Set task - Could the lines from the start of the data through the line with "const yTicks = [80, 90, 100, 110, 120, 130, 140];" be set down exactly, with no pictures among them?
=== Task input ===
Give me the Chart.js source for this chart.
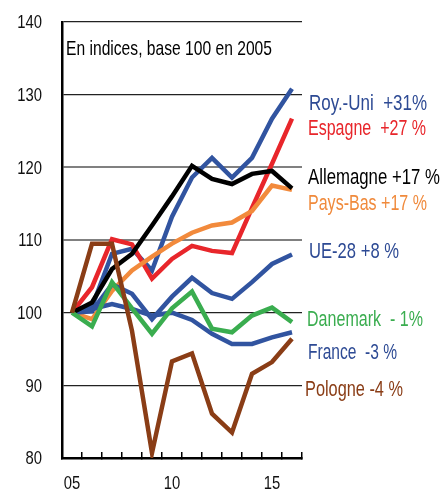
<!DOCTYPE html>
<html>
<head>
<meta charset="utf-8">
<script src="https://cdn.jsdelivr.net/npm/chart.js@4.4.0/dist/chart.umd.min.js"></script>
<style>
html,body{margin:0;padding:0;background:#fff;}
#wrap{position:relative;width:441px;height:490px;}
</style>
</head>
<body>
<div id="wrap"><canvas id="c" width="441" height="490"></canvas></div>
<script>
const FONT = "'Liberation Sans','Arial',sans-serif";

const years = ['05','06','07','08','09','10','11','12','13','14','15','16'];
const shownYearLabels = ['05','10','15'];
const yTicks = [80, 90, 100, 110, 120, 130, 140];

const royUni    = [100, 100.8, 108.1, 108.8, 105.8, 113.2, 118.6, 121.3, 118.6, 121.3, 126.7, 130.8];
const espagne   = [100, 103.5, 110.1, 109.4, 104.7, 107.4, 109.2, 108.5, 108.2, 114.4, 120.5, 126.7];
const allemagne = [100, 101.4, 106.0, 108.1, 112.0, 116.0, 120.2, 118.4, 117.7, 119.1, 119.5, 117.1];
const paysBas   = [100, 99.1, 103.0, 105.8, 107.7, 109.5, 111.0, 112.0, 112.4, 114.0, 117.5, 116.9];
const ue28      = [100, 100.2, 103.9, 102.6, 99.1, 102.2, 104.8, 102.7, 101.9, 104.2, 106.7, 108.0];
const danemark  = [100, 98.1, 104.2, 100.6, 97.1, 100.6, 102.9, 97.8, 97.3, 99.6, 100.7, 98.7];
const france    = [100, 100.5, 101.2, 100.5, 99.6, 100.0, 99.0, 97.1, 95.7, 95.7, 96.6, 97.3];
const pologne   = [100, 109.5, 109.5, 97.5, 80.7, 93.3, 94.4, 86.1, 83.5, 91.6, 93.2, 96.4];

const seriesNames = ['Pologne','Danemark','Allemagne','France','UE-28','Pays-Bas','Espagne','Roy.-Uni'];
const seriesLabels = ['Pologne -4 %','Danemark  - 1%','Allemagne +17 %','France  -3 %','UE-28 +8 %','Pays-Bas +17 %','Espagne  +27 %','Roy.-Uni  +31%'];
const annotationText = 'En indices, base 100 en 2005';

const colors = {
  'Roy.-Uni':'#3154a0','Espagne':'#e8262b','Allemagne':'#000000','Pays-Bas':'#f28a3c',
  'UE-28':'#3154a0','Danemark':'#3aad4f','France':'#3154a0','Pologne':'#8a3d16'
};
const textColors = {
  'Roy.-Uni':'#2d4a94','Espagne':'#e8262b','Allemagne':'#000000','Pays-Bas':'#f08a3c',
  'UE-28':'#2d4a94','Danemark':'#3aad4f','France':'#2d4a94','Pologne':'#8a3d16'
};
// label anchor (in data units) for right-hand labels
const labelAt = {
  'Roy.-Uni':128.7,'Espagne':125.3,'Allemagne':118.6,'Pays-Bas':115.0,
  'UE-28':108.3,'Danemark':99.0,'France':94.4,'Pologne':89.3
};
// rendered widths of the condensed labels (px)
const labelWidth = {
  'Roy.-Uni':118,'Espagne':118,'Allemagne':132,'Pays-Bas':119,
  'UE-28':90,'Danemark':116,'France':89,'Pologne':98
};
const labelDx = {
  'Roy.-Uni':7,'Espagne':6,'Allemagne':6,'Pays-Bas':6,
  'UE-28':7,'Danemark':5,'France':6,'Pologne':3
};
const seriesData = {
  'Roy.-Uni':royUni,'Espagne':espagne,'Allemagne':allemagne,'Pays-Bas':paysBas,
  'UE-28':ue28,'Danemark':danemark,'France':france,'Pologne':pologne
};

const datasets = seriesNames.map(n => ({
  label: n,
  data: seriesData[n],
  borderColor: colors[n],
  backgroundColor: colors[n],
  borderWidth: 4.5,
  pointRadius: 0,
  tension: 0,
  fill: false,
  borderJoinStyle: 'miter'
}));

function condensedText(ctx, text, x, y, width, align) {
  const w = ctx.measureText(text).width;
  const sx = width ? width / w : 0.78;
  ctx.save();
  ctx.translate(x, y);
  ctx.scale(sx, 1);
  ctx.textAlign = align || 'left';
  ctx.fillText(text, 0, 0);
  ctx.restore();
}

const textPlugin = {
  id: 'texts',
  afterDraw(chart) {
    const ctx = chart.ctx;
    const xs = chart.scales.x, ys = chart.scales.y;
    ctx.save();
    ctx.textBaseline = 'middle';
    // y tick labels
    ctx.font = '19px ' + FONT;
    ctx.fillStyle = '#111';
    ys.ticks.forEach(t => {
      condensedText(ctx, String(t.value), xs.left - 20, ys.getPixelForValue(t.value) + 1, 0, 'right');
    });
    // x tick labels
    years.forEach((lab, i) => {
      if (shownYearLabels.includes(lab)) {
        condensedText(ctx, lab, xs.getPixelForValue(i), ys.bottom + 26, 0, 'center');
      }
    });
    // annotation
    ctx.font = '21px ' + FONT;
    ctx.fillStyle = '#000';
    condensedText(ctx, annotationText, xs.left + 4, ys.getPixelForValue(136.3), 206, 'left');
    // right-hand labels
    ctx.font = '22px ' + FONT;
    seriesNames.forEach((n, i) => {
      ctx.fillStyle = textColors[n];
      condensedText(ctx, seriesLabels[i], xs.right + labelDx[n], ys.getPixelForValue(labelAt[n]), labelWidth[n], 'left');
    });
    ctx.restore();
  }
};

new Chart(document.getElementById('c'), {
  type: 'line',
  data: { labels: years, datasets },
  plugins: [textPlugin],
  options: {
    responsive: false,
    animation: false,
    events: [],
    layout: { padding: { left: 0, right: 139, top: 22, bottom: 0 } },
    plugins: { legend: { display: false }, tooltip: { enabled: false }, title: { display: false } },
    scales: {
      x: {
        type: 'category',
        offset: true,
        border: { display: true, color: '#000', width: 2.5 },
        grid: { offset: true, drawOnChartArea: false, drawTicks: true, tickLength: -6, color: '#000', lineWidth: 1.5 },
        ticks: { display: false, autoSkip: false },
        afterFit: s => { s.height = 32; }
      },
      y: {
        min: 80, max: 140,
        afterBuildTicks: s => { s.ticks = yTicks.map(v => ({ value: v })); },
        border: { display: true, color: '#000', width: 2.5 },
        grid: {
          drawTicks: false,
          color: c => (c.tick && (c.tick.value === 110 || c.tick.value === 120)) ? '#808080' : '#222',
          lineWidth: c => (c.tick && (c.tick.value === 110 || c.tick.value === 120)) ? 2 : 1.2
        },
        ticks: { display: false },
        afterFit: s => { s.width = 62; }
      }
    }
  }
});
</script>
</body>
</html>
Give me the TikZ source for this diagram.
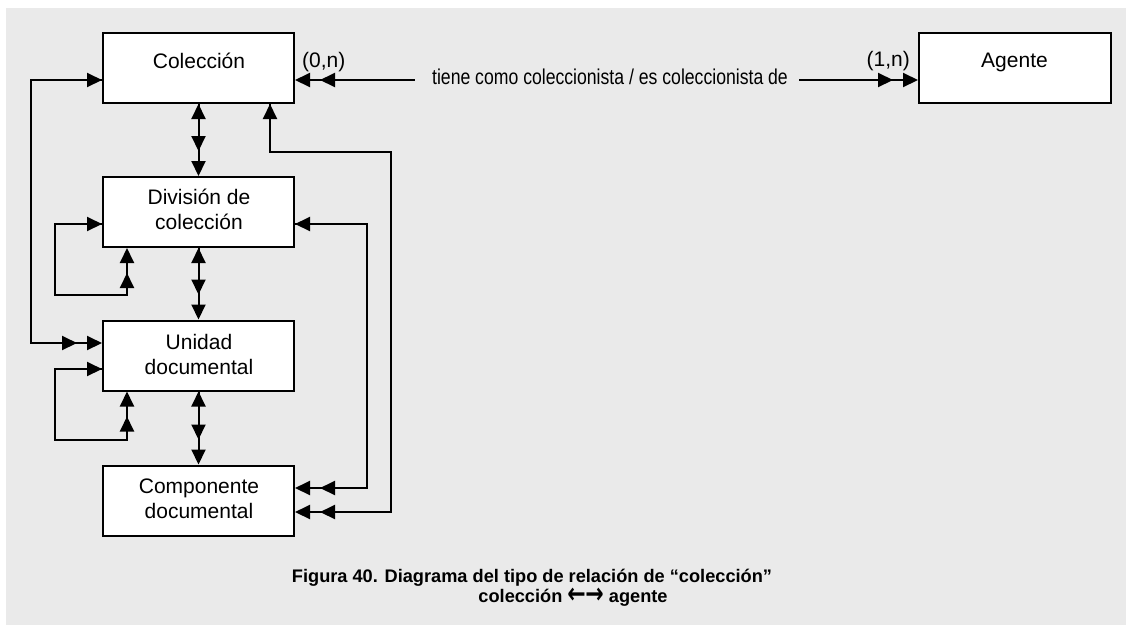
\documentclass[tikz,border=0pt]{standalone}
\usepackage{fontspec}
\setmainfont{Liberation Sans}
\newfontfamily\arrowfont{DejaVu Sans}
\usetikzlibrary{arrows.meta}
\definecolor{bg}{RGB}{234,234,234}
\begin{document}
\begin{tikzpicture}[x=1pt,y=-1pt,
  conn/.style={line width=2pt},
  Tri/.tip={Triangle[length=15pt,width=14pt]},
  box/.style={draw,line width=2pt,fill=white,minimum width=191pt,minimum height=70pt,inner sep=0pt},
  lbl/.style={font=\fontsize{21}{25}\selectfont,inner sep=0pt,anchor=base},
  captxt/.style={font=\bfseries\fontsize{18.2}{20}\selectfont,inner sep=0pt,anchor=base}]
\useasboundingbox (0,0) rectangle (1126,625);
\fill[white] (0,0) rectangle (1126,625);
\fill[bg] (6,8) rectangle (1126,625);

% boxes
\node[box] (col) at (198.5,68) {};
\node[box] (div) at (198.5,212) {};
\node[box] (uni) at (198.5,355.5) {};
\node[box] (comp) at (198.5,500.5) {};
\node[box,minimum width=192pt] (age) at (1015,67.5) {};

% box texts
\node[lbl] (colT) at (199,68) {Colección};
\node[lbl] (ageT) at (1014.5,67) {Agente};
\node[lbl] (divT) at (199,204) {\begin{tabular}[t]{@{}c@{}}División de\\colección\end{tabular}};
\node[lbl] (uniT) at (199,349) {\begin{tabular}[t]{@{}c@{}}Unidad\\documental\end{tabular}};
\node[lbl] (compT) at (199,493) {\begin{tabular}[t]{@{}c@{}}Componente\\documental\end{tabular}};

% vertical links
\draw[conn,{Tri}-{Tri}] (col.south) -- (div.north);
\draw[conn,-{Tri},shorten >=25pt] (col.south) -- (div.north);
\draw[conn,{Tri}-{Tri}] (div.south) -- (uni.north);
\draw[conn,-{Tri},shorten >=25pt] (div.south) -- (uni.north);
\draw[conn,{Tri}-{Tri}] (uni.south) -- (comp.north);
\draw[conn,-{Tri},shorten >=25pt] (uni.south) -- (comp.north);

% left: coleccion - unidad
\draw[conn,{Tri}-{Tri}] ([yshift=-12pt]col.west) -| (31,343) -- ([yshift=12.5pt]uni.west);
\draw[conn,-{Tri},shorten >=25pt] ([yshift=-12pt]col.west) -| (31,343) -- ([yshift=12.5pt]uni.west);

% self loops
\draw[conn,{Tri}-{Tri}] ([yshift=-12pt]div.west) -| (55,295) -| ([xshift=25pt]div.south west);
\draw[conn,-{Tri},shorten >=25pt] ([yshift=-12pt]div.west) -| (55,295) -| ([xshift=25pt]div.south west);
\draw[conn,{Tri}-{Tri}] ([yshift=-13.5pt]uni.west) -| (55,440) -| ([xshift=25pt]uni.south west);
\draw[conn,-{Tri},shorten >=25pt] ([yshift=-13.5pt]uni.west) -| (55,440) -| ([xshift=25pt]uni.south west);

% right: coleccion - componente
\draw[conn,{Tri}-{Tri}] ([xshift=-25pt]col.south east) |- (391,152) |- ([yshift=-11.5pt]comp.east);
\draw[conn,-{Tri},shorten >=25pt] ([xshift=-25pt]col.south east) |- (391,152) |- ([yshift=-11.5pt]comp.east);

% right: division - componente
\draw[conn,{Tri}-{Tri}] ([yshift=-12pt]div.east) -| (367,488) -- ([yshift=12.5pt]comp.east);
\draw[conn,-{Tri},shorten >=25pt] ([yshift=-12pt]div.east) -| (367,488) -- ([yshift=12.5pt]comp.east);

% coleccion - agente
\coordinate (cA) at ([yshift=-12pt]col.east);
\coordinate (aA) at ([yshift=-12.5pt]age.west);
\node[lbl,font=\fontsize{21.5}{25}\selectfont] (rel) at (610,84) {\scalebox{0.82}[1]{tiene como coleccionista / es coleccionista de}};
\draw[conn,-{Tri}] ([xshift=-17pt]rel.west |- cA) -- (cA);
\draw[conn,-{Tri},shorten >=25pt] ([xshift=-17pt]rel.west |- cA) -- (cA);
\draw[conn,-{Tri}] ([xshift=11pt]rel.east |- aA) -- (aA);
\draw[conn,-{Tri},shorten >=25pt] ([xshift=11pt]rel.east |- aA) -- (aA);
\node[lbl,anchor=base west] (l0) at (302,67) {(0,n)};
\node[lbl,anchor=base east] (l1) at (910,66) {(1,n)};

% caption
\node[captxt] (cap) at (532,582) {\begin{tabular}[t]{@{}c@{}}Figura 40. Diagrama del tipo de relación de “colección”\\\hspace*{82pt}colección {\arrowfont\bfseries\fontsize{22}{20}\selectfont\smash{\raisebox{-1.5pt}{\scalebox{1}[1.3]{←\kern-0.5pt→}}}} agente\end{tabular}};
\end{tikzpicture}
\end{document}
===
Completed task -
Give me the Chart.js source for this chart.
<!DOCTYPE html>
<html>
<head>
<meta charset="utf-8">
<script src="https://cdn.jsdelivr.net/npm/chart.js@4.4.0/dist/chart.umd.min.js"></script>
<style>
html,body{margin:0;padding:0;background:#fff;}
#wrap{position:relative;width:441px;height:490px;}
</style>
</head>
<body>
<div id="wrap"><canvas id="c" width="441" height="490"></canvas></div>
<script>
const FONT = "'Liberation Sans','Arial',sans-serif";

const years = ['05','06','07','08','09','10','11','12','13','14','15','16'];
const shownYearLabels = ['05','10','15'];
const yTicks = [80, 90, 100, 110, 120, 130, 140];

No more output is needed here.